• **MATERIALS PROVIDED**
========================================

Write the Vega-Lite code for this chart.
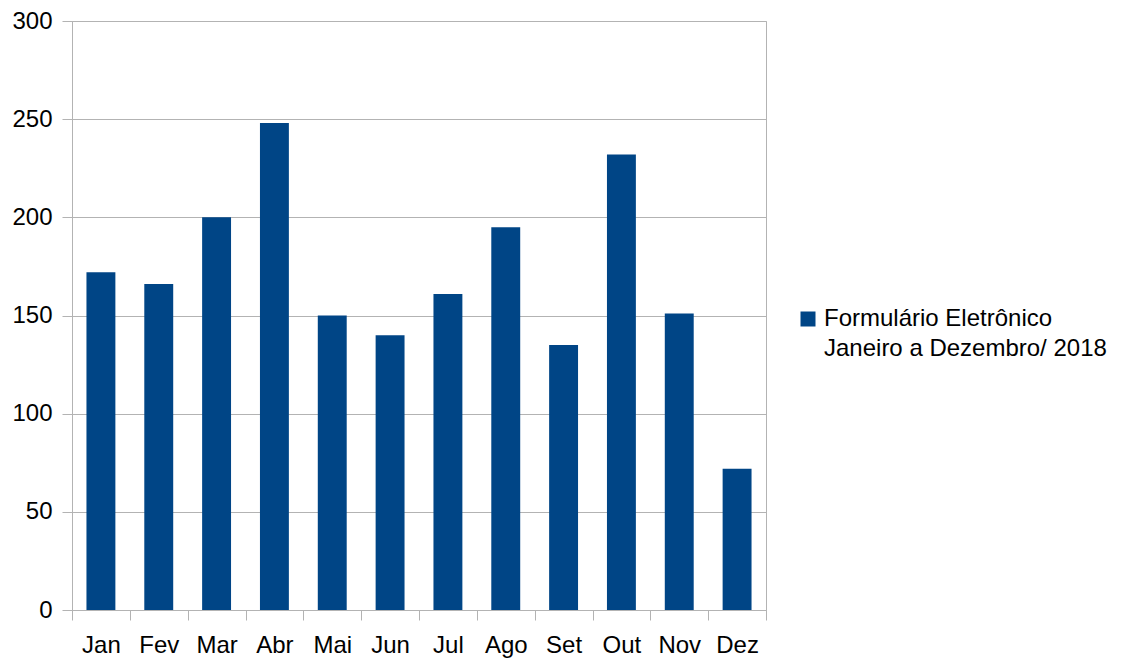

========================================

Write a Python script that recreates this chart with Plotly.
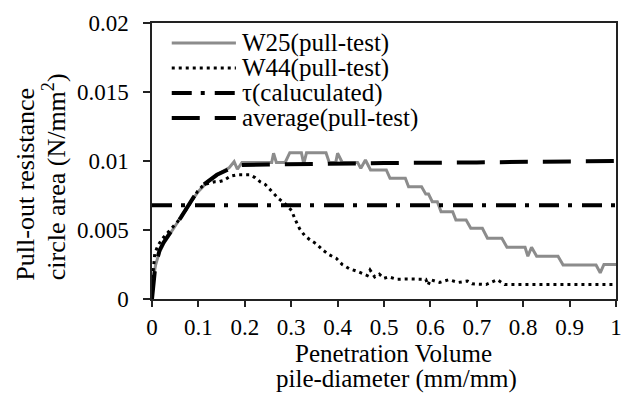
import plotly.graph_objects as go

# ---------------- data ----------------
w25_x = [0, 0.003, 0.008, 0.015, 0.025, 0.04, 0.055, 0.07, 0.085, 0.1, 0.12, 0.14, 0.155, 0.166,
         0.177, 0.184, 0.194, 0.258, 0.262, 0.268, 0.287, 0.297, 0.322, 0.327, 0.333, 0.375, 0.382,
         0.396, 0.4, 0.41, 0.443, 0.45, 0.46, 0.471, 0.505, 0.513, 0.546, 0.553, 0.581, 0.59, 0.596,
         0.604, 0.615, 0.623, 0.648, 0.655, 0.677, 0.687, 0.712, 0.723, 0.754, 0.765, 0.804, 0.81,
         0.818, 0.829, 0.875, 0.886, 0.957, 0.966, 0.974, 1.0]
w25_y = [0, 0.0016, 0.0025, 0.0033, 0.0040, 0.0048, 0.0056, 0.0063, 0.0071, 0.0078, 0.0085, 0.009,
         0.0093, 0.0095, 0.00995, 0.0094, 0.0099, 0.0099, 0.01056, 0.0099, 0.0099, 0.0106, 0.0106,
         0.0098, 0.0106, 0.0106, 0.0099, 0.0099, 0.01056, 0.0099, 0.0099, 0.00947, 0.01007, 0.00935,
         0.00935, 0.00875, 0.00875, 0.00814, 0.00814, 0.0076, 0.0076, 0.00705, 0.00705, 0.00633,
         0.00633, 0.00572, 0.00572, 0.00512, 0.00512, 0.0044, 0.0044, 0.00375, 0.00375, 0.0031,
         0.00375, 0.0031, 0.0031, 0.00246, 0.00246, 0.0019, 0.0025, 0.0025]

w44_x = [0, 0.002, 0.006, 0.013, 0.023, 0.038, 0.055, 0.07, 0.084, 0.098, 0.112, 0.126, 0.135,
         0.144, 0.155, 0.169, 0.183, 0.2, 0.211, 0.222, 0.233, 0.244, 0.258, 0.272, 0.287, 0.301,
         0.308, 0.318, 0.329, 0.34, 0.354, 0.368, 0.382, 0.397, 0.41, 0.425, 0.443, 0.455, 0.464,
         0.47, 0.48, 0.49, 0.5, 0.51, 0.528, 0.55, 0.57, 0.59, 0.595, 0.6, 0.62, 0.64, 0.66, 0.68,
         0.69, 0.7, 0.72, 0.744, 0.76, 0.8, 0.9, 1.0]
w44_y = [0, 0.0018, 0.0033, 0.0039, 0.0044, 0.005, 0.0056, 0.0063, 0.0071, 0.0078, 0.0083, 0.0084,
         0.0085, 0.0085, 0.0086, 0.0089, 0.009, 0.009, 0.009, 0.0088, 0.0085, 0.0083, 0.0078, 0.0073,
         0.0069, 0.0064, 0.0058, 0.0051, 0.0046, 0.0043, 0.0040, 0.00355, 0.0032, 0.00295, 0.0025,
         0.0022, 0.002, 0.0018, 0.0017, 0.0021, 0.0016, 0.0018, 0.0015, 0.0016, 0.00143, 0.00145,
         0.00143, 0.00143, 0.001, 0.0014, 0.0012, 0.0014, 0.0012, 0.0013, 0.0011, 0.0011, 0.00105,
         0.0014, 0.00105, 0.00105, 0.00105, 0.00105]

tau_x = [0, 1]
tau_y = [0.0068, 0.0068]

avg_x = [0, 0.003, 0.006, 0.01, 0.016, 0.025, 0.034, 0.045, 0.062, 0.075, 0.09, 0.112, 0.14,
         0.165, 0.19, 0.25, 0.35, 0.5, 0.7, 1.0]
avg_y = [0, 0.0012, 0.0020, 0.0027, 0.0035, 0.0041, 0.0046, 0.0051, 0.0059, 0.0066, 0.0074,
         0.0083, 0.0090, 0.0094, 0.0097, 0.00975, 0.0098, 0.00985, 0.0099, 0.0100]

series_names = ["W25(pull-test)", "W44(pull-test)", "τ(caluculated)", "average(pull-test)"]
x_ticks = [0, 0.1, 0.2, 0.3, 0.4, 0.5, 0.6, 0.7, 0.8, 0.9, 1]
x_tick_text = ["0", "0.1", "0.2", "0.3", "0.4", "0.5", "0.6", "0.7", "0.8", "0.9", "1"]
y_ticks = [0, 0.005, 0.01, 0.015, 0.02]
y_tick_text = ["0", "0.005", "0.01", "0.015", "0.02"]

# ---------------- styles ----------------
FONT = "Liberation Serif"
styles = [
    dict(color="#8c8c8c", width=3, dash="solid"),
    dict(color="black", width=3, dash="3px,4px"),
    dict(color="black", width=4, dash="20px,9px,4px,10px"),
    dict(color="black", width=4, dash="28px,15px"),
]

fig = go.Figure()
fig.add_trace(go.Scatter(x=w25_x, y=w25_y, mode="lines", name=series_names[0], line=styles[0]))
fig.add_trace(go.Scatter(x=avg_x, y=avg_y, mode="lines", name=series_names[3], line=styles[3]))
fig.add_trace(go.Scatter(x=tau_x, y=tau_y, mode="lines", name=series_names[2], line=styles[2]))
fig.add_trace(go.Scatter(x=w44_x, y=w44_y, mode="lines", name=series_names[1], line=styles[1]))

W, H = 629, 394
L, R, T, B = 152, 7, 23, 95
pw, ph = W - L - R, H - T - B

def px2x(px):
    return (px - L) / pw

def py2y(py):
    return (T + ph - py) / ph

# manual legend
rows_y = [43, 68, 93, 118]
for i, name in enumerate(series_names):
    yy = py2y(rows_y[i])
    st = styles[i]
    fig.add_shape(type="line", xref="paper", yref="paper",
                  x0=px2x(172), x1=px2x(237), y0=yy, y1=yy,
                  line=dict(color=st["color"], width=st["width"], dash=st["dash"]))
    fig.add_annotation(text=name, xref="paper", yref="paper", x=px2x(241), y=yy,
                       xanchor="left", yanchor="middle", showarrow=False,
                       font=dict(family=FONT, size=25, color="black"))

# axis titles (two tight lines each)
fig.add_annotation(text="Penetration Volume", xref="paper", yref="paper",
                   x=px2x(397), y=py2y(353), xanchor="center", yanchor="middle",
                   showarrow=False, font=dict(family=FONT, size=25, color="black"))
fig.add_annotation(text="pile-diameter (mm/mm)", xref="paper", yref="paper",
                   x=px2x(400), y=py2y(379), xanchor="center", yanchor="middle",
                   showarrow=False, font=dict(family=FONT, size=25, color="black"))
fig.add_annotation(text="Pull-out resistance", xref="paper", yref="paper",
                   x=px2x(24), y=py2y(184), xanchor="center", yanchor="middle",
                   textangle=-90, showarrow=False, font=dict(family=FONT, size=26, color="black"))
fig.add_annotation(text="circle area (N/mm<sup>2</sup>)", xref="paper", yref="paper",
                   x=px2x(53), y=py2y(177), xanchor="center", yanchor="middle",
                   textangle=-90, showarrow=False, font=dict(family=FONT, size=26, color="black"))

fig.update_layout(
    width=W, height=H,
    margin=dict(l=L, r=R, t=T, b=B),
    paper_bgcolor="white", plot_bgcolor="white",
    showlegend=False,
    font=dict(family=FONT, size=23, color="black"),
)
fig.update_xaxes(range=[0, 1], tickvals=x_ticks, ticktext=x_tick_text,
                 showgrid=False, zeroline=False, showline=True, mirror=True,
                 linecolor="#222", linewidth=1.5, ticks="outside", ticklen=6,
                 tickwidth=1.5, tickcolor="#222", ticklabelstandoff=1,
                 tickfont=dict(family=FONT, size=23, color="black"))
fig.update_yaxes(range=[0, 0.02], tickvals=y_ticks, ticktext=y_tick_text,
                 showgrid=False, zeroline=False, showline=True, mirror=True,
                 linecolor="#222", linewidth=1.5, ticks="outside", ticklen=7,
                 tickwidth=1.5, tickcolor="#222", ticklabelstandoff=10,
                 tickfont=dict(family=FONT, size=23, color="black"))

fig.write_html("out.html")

========================================

• **TASK TO CARRY OUT**
Make an exact copy of the lines from the one holding "Write a Python" through the one holding "import plotly.graph_objects as go", end lines included, without the pictures.

• **SOLUTION BELOW**
Write a Python script that recreates this chart with Plotly.
import plotly.graph_objects as go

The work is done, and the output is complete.